▶ _GOAL_
Only the lines from the start of the data through the line with "ax2 = fig.add_axes([0.5886, 0.2028, 0.4138, 0.7556])" belong in the copy. Restate them word for word, minus the pictures.

▶ _THE INPUT_

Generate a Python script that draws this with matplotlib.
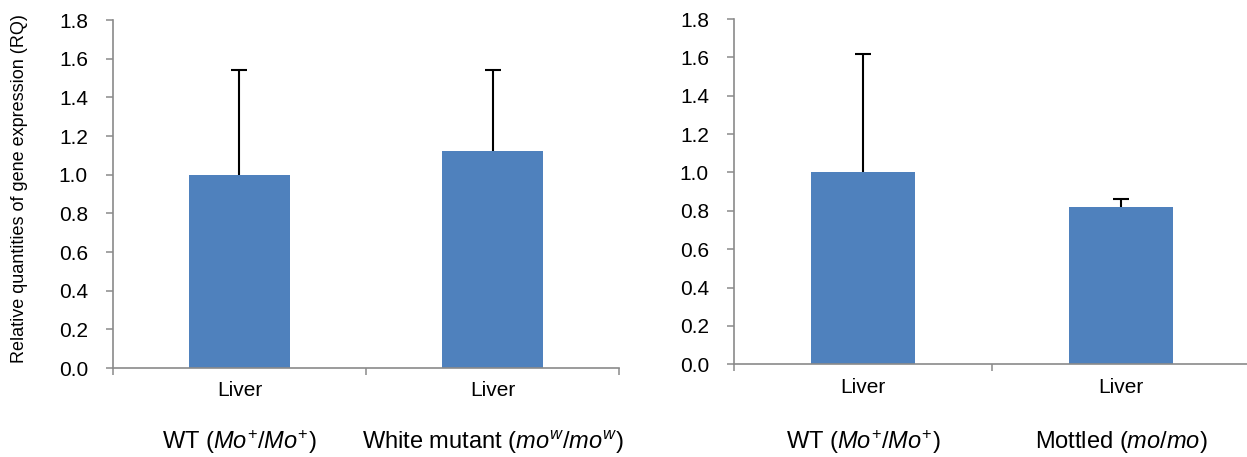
import numpy as np
import matplotlib
matplotlib.use("Agg")
import matplotlib.pyplot as plt

plt.rcParams['font.family'] = ['Liberation Sans', 'DejaVu Sans']
plt.rcParams['mathtext.fontset'] = 'custom'
plt.rcParams['mathtext.rm'] = 'Liberation Sans'
plt.rcParams['mathtext.it'] = 'Liberation Sans:italic'

# data
tissue = ['Liver', 'Liver']
left_groups = [r'WT ($\mathit{Mo}^{+}$/$\mathit{Mo}^{+}$)',
               r'White mutant ($\mathit{mo}^{w}$/$\mathit{mo}^{w}$)']
left_rq = [1.00, 1.12]
left_err = [0.54, 0.42]

right_groups = [r'WT ($\mathit{Mo}^{+}$/$\mathit{Mo}^{+}$)',
                r'Mottled ($\mathit{mo}$/$\mathit{mo}$)']
right_rq = [1.00, 0.82]
right_err = [0.62, 0.04]

bar_color = '#4F81BD'
axis_color = '#8A8A8A'

fig = plt.figure(figsize=(12.47, 4.57), dpi=100)
ax1 = fig.add_axes([0.0906, 0.1947, 0.4058, 0.7615])
ax2 = fig.add_axes([0.5886, 0.2028, 0.4138, 0.7556])


def draw(ax, vals, errs, groups):
    x = np.arange(len(vals)) + 0.5
    ax.bar(x, vals, width=0.4, color=bar_color, zorder=2)
    eb = ax.errorbar(x, vals, yerr=[np.zeros(len(errs)), errs], fmt='none',
                     ecolor='black', elinewidth=1.5, capsize=5.5, capthick=1.5, zorder=3)
    # only keep the upper caps
    eb[1][0].set_visible(False)
    ax.set_xlim(0, len(vals))
    ax.set_ylim(0, 1.8)
    ax.set_yticks(np.arange(0, 1.81, 0.2))
    ax.set_yticklabels([f'{v:.1f}' for v in np.arange(0, 1.81, 0.2)])
    ax.set_xticks(x)
    ax.set_xticklabels(tissue)
    ax.set_xticks(np.arange(len(vals) + 1), minor=True)
    ax.tick_params(axis='x', which='major', length=0, pad=9.5, labelsize=15)
    ax.tick_params(axis='x', which='minor', length=5, width=1.1, color=axis_color, direction='out')
    ax.tick_params(axis='y', length=5, width=1.1, color=axis_color, pad=13, labelsize=15)
    for s in ['top', 'right']:
        ax.spines[s].set_visible(False)
    for s in ['left', 'bottom']:
        ax.spines[s].set_color(axis_color)
        ax.spines[s].set_linewidth(1.2)
    for xi, g in zip(x, groups):
        ax.annotate(g, xy=(xi, 0.033), xycoords=('data', 'figure fraction'),
                    ha='center', va='center', fontsize=17, annotation_clip=False)


draw(ax1, left_rq, left_err, left_groups)
draw(ax2, right_rq, right_err, right_groups)

ax1.set_ylabel('Relative quantities of gene expression (RQ)', fontsize=13, va='center')
ax1.yaxis.set_label_coords(-0.184, 0.517)

fig.savefig('out.png', dpi=100)
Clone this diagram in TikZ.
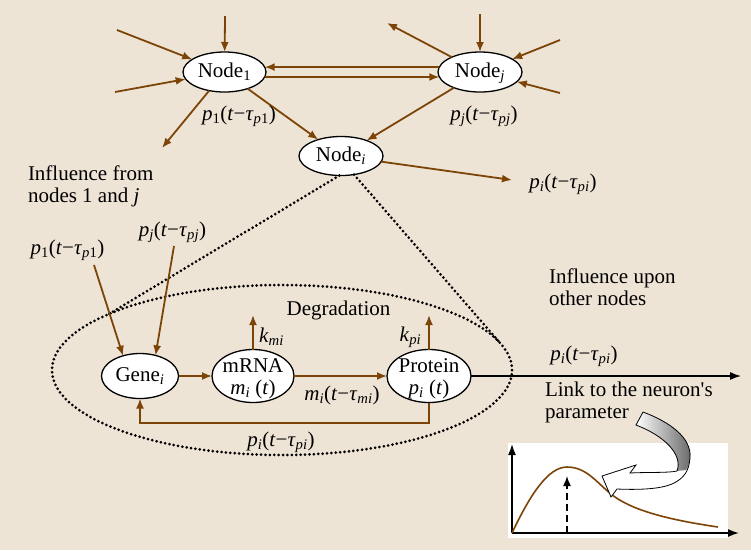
\documentclass[tikz,border=0pt]{standalone}
\usepackage{fontspec}
\setmainfont{Liberation Serif}
\usetikzlibrary{arrows.meta,shapes.geometric}
\definecolor{bgc}{RGB}{238,228,214}
\definecolor{brn}{RGB}{124,68,6}
\newcommand\dl[3]{\textit{#1}\textsubscript{#2}(\textit{t}−\textit{τ}\textsubscript{#3})}
\newcommand\ctr[1]{\smash{\makebox[0pt]{\raisebox{-5.5pt}{#1}}}}
\newcommand\ctrtwo[2]{\smash{\makebox[0pt]{\raisebox{-8pt}{\begin{tabular}{@{}c@{}}#1\\#2\end{tabular}}}}}
\begin{document}
\begin{tikzpicture}[x=1pt,y=-1pt,
  every node/.style={font=\fontsize{21}{22}\selectfont, inner sep=0pt, outer sep=0pt},
  ell/.style={ellipse, draw=black, line width=1.3pt, fill=white},
  barrow/.style={draw=brn, line width=1.8pt, -{Latex[length=10pt,width=8pt]}},
  karrow/.style={draw=black, line width=1.3pt, -{Latex[length=11pt,width=8pt]}},
  dotline/.style={draw=black, line width=3pt, dash pattern=on 0pt off 4.4pt, line cap=round},
  txt/.style={align=left, anchor=west}]
\fill[bgc] (0,0) rectangle (751,550);
\useasboundingbox (0,0) rectangle (751,550);

% nodes of the network
\node[ell, minimum width=83pt, minimum height=40pt] (n1) at (224.5,72) {\ctr{Node\textsubscript{1}}};
\node[ell, minimum width=84pt, minimum height=40pt] (nj) at (480,72) {\ctr{Node\textsubscript{\textit{j}}}};
\node[ell, minimum width=84pt, minimum height=39pt] (ni) at (341,156) {\ctr{Node\textsubscript{\textit{i}}}};

% free ends
\coordinate (c1t) at (225,16);
\coordinate (c1a) at (117,30);
\coordinate (c1b) at (115,92);
\coordinate (c1c) at (162,148);
\coordinate (cjt) at (480,14);
\coordinate (cju) at (387,23);
\coordinate (cja) at (560,40);
\coordinate (cjb) at (560,93);
\coordinate (cpi) at (512,180);

\draw[barrow] (c1t) -- (n1);
\draw[barrow] (c1a) -- (n1);
\draw[barrow] (c1b) -- (n1);
\draw[barrow] (n1) -- (c1c);
\draw[barrow] (nj.173) -- (n1.7);
\draw[barrow] (n1.-7) -- (nj.187);
\draw[barrow] (n1) -- (ni);
\draw[barrow] (nj) -- (ni);
\draw[barrow] (cjt) -- (nj);
\draw[barrow] (nj) -- (cju);
\draw[barrow] (cja) -- (nj);
\draw[barrow] (cjb) -- (nj);
\draw[barrow] (ni) -- (cpi);

\node (lp1) at (239,116) {\dl{p}{1}{\textit{p}1}};
\node (lpj) at (484,116) {\dl{p}{\textit{j}}{\textit{pj}}};
\node (lpi) at (563,184) {\dl{p}{\textit{i}}{\textit{pi}}};

% cell
\node[ellipse, dotline, minimum width=460pt, minimum height=170pt] (cell) at (282,370) {};
\draw[dotline] (ni.-95) -- (cell.162);
\draw[dotline] (ni.-55) -- (cell.7.4);

\node[txt] (infrom) at (28,186) {Influence from\\nodes 1 and \textit{j}};
\node (lp1b) at (67.5,250) {\dl{p}{1}{\textit{p}1}};
\node (lpjb) at (172.5,232) {\dl{p}{\textit{j}}{\textit{pj}}};

\node[ell, minimum width=77pt, minimum height=45pt] (gene) at (140,376) {\ctr{Gene\textsubscript{\textit{i}}}};
\node[ell, minimum width=82pt, minimum height=53pt] (mrna) at (253,376) {\ctrtwo{mRNA}{\textit{m}\textsubscript{\textit{i}} (\textit{t})}};
\node[ell, minimum width=84pt, minimum height=53pt] (prot) at (429,376) {\ctrtwo{Protein}{\textit{p}\textsubscript{\textit{i}} (\textit{t})}};

\coordinate (cp1) at (94,265);
\coordinate (cpj) at (174,246);
\draw[barrow] (cp1) -- (gene.130);
\draw[barrow] (cpj) -- (gene.53);
\draw[barrow] (gene) -- (mrna);
\draw[barrow] (mrna) -- (prot);
\coordinate (km) at (253,315);
\coordinate (kp) at (429,315);
\draw[barrow] (mrna.north) -- (km);
\draw[barrow] (prot.north) -- (kp);
\coordinate (fbr) at (429,423);
\draw[barrow] (prot.south) -- (fbr) -| (gene.south);

\node (deg) at (338.5,310) {Degradation};
\node (lkm) at (271.5,337) {\textit{k}\textsubscript{\textit{mi}}};
\node (lkp) at (410.5,337) {\textit{k}\textsubscript{\textit{pi}}};
\node (lmi) at (342,395) {\dl{m}{\textit{i}}{\textit{mi}}};
\node (lpfb) at (281,442) {\dl{p}{\textit{i}}{\textit{pi}}};

\coordinate (cout) at (741,376);
\draw[karrow] (prot) -- (cout);
\node (lpo) at (584,356) {\dl{p}{\textit{i}}{\textit{pi}}};
\node[txt] (inup) at (549,287) {Influence upon\\other nodes};
\node[txt] (link) at (545,402) {Link to the neuron\textquotesingle s\\parameter};

% inset plot
\fill[white] (508,443) rectangle (728,538);
\coordinate (org) at (512,533);
\coordinate (ytop) at (512,444);
\coordinate (xend) at (739,533);
\draw[karrow, line width=1.5pt] (org) -- (ytop);
\draw[karrow, line width=1.5pt] (org) -- (xend);
\draw[brn, line width=1.6pt] (org) .. controls (530,495) and (548,467) .. (567,467)
  .. controls (588,467) and (598,485) .. (615,497)
  .. controls (635,511) and (670,520) .. (718,527);
\coordinate (pk0) at (567,533);
\coordinate (pk1) at (567,476);
\draw[black, line width=1.5pt, dash pattern=on 7pt off 4pt, -{Latex[length=10pt,width=8pt]}] (pk0) -- (pk1);

% curved block arrow
\fill[white] (643,412) .. controls (670,422) and (692,438) .. (690,458)
  .. controls (689,470) and (685,478) .. (672,484)
  .. controls (660,489) and (640,490) .. (617,489)
  -- (611,497) -- (602,476) -- (636,465) -- (630,473)
  .. controls (650,472) and (668,473) .. (677,471)
  .. controls (683,455) and (665,436) .. (636,425) -- cycle;
\shade[left color=white, right color=black!60] (643,412) .. controls (670,422) and (692,438) .. (690,458)
  .. controls (689,464) and (688,468) .. (686,470) -- (677,471)
  .. controls (683,455) and (665,436) .. (636,425) -- cycle;
\draw[black, line width=0.8pt] (643,412) .. controls (670,422) and (692,438) .. (690,458)
  .. controls (689,470) and (685,478) .. (672,484)
  .. controls (660,489) and (640,490) .. (617,489)
  -- (611,497) -- (602,476) -- (636,465) -- (630,473)
  .. controls (650,472) and (668,473) .. (677,471)
  .. controls (683,455) and (665,436) .. (636,425) -- cycle;
\end{tikzpicture}
\end{document}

▶ _CORRECT ANSWER_
Generate a Python script that draws this with matplotlib.
import numpy as np
import matplotlib
matplotlib.use("Agg")
import matplotlib.pyplot as plt

plt.rcParams['font.family'] = ['Liberation Sans', 'DejaVu Sans']
plt.rcParams['mathtext.fontset'] = 'custom'
plt.rcParams['mathtext.rm'] = 'Liberation Sans'
plt.rcParams['mathtext.it'] = 'Liberation Sans:italic'

# data
tissue = ['Liver', 'Liver']
left_groups = [r'WT ($\mathit{Mo}^{+}$/$\mathit{Mo}^{+}$)',
               r'White mutant ($\mathit{mo}^{w}$/$\mathit{mo}^{w}$)']
left_rq = [1.00, 1.12]
left_err = [0.54, 0.42]

right_groups = [r'WT ($\mathit{Mo}^{+}$/$\mathit{Mo}^{+}$)',
                r'Mottled ($\mathit{mo}$/$\mathit{mo}$)']
right_rq = [1.00, 0.82]
right_err = [0.62, 0.04]

bar_color = '#4F81BD'
axis_color = '#8A8A8A'

fig = plt.figure(figsize=(12.47, 4.57), dpi=100)
ax1 = fig.add_axes([0.0906, 0.1947, 0.4058, 0.7615])
ax2 = fig.add_axes([0.5886, 0.2028, 0.4138, 0.7556])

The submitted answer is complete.